I'd love to see the scientific research behind this wheeze, which sounds about as likely to work as the paddle boats employed to fight Bangkok floodwaters.

6 hours ago, Jimbo2014 said:

You would think it would be cheaper and healthier in the long run to stop the crop burning, regulate the factory emissions and get rid of the deisel cars..... just throwing it out there..????

They dont need to get rid of diesel cars just the old ones , the new diesels aren't that bad . 

1 hour ago, Nanaplaza666 said:

They dont need to get rid of diesel cars just the old ones , the new diesels aren't that bad . 

Any diesel engine is terrible - there are over 30 carcinogens emitted from Diesel engines.  The main problem is most Thai people dont undertake maintenance.  After a few years the even a good engine wears down and emits much higher quantities of pollutants.

The air quality will improve at traffic lights as the buses increase speed just in case it go's green ????

Never looking at what the core issue is, someone sitting in a backroom thinking of an idea that might work, but as usual, the horse has bolted before the gates have opened.

 

Go back to school, ban all burning, get those cars and trucks with the black smoke off of the roads, apply heavy fines, but then that would mean getting the comedy Kappers off of their rear ends.

Forget finding solutions for the sources-keep on with the idiocy  ????

Is this ministry for real and is the minister himself of healthy state of mind? 

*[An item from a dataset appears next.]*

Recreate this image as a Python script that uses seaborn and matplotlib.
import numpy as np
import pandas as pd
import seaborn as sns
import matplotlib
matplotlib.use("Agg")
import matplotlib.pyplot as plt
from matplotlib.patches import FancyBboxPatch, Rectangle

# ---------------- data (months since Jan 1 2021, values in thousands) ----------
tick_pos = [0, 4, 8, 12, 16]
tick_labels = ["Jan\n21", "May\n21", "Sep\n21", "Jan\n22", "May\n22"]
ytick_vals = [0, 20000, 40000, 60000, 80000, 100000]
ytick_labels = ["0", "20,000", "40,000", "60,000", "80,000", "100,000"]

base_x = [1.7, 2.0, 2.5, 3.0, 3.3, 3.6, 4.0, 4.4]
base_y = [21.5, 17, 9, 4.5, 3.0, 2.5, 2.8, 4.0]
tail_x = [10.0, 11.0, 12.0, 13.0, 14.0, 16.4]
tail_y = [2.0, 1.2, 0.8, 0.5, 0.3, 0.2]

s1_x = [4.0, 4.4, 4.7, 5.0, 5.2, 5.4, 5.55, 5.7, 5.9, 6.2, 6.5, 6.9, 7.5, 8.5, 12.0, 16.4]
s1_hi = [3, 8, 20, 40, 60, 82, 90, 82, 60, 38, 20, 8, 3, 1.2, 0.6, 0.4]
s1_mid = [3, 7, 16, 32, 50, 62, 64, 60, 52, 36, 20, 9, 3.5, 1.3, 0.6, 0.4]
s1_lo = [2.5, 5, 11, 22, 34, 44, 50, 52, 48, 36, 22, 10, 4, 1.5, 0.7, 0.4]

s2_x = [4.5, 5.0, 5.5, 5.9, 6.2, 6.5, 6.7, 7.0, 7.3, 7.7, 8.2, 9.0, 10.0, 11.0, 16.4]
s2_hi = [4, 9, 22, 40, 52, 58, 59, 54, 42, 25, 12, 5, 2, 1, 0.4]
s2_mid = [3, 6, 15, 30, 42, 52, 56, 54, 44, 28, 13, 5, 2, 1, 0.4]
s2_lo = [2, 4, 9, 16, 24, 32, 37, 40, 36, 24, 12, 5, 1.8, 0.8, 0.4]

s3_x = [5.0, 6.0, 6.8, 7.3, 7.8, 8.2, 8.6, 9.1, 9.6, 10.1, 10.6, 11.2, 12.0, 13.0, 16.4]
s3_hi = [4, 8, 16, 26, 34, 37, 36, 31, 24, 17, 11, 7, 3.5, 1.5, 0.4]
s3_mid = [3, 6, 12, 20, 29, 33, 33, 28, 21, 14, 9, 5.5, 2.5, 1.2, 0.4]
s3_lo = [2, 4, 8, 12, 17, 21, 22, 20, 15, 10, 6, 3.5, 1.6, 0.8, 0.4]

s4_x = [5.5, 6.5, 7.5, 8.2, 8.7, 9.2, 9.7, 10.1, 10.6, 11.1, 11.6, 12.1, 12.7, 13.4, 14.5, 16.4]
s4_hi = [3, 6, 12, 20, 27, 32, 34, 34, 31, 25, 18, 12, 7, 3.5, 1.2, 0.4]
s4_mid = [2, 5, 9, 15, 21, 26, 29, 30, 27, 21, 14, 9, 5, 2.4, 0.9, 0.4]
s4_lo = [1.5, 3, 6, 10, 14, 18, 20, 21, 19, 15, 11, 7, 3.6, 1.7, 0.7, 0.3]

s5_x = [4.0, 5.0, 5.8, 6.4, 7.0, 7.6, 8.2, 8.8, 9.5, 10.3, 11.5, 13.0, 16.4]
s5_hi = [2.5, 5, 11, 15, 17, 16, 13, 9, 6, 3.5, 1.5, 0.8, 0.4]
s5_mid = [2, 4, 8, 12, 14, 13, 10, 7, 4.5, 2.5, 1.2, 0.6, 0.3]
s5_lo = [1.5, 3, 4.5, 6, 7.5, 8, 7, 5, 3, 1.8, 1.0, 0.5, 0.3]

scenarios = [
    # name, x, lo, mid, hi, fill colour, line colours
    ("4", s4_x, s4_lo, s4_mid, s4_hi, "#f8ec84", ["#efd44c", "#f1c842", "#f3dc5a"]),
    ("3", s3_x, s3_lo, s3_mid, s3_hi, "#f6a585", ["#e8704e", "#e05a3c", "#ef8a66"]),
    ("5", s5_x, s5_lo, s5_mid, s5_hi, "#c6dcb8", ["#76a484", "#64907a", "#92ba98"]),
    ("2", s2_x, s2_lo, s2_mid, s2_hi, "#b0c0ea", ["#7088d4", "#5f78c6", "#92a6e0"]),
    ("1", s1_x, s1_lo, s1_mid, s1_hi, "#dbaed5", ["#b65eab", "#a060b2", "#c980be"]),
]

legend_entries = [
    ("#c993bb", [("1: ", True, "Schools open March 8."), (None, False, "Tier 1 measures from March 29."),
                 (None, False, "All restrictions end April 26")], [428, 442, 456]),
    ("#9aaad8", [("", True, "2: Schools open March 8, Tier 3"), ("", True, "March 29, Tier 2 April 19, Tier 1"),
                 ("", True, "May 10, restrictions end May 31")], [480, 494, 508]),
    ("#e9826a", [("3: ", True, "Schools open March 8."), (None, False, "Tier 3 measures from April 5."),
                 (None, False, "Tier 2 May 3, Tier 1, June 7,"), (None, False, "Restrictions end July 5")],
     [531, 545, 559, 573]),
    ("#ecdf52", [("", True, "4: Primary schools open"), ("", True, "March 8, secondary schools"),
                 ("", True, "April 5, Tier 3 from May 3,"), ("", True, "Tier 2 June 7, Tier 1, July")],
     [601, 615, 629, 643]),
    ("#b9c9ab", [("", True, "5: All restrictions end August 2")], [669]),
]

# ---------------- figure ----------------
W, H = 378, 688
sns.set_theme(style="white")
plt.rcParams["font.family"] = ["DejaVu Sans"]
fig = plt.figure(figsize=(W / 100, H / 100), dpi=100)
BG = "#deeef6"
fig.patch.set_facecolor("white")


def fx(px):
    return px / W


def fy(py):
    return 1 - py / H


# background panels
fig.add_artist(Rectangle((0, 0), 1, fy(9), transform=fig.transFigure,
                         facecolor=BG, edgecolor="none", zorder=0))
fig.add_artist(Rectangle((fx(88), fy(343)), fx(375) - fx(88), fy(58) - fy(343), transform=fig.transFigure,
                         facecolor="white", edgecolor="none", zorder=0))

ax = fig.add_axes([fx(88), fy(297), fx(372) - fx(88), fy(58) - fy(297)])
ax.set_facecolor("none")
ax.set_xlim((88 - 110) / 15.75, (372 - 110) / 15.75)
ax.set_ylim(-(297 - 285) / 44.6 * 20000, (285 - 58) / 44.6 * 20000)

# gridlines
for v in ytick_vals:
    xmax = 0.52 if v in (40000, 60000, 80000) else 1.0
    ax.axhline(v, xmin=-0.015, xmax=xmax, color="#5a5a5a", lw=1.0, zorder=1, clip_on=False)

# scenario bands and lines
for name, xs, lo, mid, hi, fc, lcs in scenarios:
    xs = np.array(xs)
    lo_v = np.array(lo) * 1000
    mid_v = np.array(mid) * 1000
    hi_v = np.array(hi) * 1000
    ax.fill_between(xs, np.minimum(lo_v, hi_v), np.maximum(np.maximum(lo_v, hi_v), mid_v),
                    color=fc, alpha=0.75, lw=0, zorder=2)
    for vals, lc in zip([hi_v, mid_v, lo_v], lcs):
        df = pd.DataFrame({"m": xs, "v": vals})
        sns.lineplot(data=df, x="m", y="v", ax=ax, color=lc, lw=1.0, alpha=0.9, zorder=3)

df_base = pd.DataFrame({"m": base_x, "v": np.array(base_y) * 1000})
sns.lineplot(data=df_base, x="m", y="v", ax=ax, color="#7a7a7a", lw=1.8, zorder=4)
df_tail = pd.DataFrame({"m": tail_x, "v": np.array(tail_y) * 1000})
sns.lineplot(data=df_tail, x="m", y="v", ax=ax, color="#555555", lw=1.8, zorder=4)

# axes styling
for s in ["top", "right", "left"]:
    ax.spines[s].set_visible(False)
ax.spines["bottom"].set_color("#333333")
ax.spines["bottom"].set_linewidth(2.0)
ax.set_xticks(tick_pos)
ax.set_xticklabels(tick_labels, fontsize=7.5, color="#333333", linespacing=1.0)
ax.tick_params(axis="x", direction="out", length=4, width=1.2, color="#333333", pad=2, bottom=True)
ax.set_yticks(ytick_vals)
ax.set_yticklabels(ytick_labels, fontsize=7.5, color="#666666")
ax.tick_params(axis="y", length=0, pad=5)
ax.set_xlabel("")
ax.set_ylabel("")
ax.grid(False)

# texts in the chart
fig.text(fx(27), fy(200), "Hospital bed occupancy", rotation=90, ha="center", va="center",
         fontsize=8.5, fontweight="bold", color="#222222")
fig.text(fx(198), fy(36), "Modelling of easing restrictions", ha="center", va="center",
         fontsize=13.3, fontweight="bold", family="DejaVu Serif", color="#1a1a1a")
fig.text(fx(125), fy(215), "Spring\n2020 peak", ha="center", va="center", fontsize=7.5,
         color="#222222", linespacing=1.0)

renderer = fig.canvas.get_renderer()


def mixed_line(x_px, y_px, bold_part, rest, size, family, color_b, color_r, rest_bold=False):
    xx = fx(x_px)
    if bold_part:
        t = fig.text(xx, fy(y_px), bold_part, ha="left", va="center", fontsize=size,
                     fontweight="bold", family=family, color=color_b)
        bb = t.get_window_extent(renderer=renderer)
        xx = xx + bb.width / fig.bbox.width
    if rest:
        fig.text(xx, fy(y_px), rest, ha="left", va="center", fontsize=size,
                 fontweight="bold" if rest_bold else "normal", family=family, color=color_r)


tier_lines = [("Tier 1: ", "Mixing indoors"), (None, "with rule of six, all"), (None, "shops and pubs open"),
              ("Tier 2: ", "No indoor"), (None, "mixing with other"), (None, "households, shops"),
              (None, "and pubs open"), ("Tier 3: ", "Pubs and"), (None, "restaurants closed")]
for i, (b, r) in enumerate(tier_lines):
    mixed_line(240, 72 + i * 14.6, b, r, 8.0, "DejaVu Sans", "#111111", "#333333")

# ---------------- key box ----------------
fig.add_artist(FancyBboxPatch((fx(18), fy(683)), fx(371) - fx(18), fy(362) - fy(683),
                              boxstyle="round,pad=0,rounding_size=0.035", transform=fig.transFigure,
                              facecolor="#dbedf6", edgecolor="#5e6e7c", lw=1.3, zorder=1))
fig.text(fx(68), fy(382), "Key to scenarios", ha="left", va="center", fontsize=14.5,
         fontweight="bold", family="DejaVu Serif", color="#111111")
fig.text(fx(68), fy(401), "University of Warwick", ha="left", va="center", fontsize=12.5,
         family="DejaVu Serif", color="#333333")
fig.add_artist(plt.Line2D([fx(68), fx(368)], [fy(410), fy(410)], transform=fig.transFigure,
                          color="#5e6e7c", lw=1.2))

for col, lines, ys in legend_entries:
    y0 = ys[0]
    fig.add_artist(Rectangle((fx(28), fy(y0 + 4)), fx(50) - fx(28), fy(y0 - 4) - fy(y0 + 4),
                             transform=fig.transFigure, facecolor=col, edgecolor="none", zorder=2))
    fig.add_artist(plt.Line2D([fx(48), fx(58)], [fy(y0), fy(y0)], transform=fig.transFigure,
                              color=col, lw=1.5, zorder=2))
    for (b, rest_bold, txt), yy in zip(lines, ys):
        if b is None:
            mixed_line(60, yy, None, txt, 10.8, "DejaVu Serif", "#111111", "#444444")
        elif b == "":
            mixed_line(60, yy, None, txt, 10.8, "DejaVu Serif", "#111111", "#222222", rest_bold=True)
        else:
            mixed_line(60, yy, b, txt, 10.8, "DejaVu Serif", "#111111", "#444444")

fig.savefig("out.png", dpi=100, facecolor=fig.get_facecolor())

How about starting to take all those smoke belching buses, in service for more than 30 years and hardly ever seen a maintenance shop, OFF the road? The BMA would be a good place to start with their fleet of top polluters. Next, go after the private cars. Exceeding the limits = give 'em one week to fix it, otherwise the vehicle gets impounded, fixed by the state and put back onto the road against compensation of repair costs plus a juicy fine.

Works wonders - except in Thailand where all the rules and regulations are here to be bent, ignored or forgotten! 

With a complete absence of police on the roads, every factory in my area has ancient busses, mostly reconstructed with scrap metal and polyfiller, that pump out huge clouds from their exhausts even at idling speeds. 

 

They're obviously too busy getting their hair clipped every two days and practising the new (extremely comical if you've seen it) salutes with the chest puff and head twitch.

Edited by ben2talk

Why not weld an extension to the exhaust pipe and feed it directly into the roof top filter.

Don't blame me. I didn't start this.

Note date and time of post in case someone else invents it.

Edited by overherebc

Adding to last post.

Don't forget to take into considerstion any low overhead restrictions on some routes, bridges, road signs etc.

Hanging wires????

Jesus.  Just STOP THE FARMERS FROM BURNING THEIR FIELDS!